Hibernation, et al

Hey there -

Concerning OpenSuSE (currently Leap 15.2 and Windows 10) on a Panasonic CF-31 Mk 1, I’ve a couple questions/issues:

  • When I hibernate, the beast neither powers off nor sets the wake-on-open flag in the BOIS. If I wait long enough, then it’ll write everything to the swap partition and can resume alright; however, this is hardly proper operation;

  • Is there a way to get Grub to show the boot menu even when Linux is suspended? In other words, if I hibernate Leap, then I’d still like the option of going into Windows while the lizard snores. Mint does this by default, but not OpenSuSE - and I’ve been unable to locate the important difference(s) in the Grub config, but I suppose that it could be a kernel thang.
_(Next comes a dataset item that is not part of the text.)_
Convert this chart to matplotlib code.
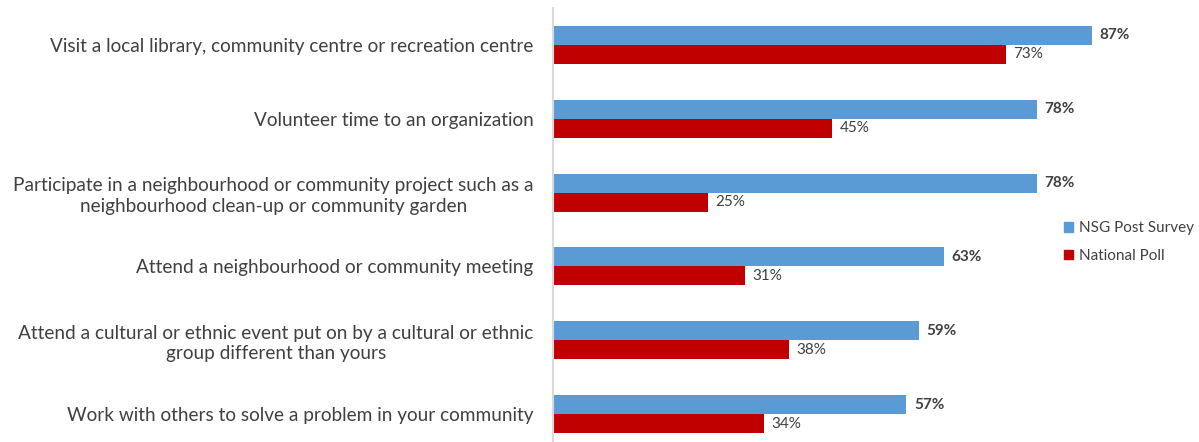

Also experiencing other issues, but this is it as regards IPL.

Help? Thanks.

Same here, any solution? :)](https://happyrakhi.com/happy-rakhi-hd-images-pictures-videos-status)

Writing to swap is proper operation when you hibernate. I am not sure I understand what you are trying to say. Can you describe it in more details?

Is there a way to get Grub to show the boot menu even when Linux is suspended?

You could remove and lock grub2-systemd-sleep-plugin package.

Yes, not completely clear on why hibernation (suspend to disk) is not proper operation but I guess you want to “suspend to RAM” before going into hibernation.

You can try “systemctl suspend” to trigger suspend to RAM.

Hey there -

Writing to swap is normal; however, neither powering off nor setting wake-on-open in the BIOS are not. I’m used to system hibernation not requiring that I wait 'til I’m sure that writing is finished, then holding the power switch for ten seconds.

Will try that; thanks.

Hey there -

Well, that’s the larger part solved; I’d no idea that that package even existed, and the name doesn’t quite follow the function. Thanks!

Now if I could just figure out why a full shutdown manages to power off but hibernate doesn’t - and fails to set wake-on-open as well - I’ll then be set.

Don’t suppose you know anything about Toughbook touchscreens…?

Lates

Suspend to disk is normal operation, but having to wait 'til I’m absolutely certain hat writing is finished and then holding the power switch for ten seconds is not.

What is output of

cat /sys/power/disk

Hey there -

platform [shutdown] reboot suspend test_resume

This is as one would expect. Maybe my BIOS doesn’t do ACPI correctly, but since earlier versions worked that would be odd.

Normally

echo platform > /sys/power/disk
echo disk > /sys/power/state

would do the trick, but it doesn’t power off.

I’ve currently a custom key set-up in KDE which graps the hibernate key combo and executes

echo shutdown > /sys/power/disk
echo disk > /sys/power/state

via sudo -S

so it’ll hibernate unattended, but that’s klunky in the extreme; would really like to figure this out.

Thanks

I read your post three times and I still cannot parse it. So does it work (does it power off with “shutdown” method) or not?

Yes, with an ugly hack - and only from the command-line or via a key combination.

From the [hibernate] option in the power menu, and far more importantly as a scripted action when the battery gets low, not so much.

Besides, it should work with [platform], and that it does not gets my dander up.

You can configure preferred hibernation method for systemd. See “man systemd-sleep.conf”

Besides, it should work with [platform], and that it does not gets my dander up.

Please consider that you are posting to intentional community where a lot of participants are not native English speakers (and even if they are they may not speak exactly the same English as you do).

I have a feeling that you are angry at me that it does not work they way you wish. In this case it is up to you to open bug report and assist developers in debugging and fixing it. The first step would be to install kernel from Leap 15.1 (which worked correctly as far as as I understood you) and verify that it still works, as this proves regression. Next step would be to install latest kernel (stable or head) to check whether problem still exists there. And then open bug report providing information to developers.

What…?

I’m not angry at all - least of all with you or anyone here.

I do find unpredictable/changing behaviour in a computer to by highly irritating, however; once something works correctly there’s little good reason for it to stop working. Computers are supposed to be logical.

Ever heard the word “regression”?

For the last time - you found apparent regression. It may well depend on exact environment, your hardware, BIOS version etc so it may not be easy for someone else to reproduce. To fix this problem you need to report it where developers also listen (i.e. bugzilla) and you need to assist in working on this problem as long as you are the only one who can reproduce it. Venting your frustration on this forum won’t fix anything.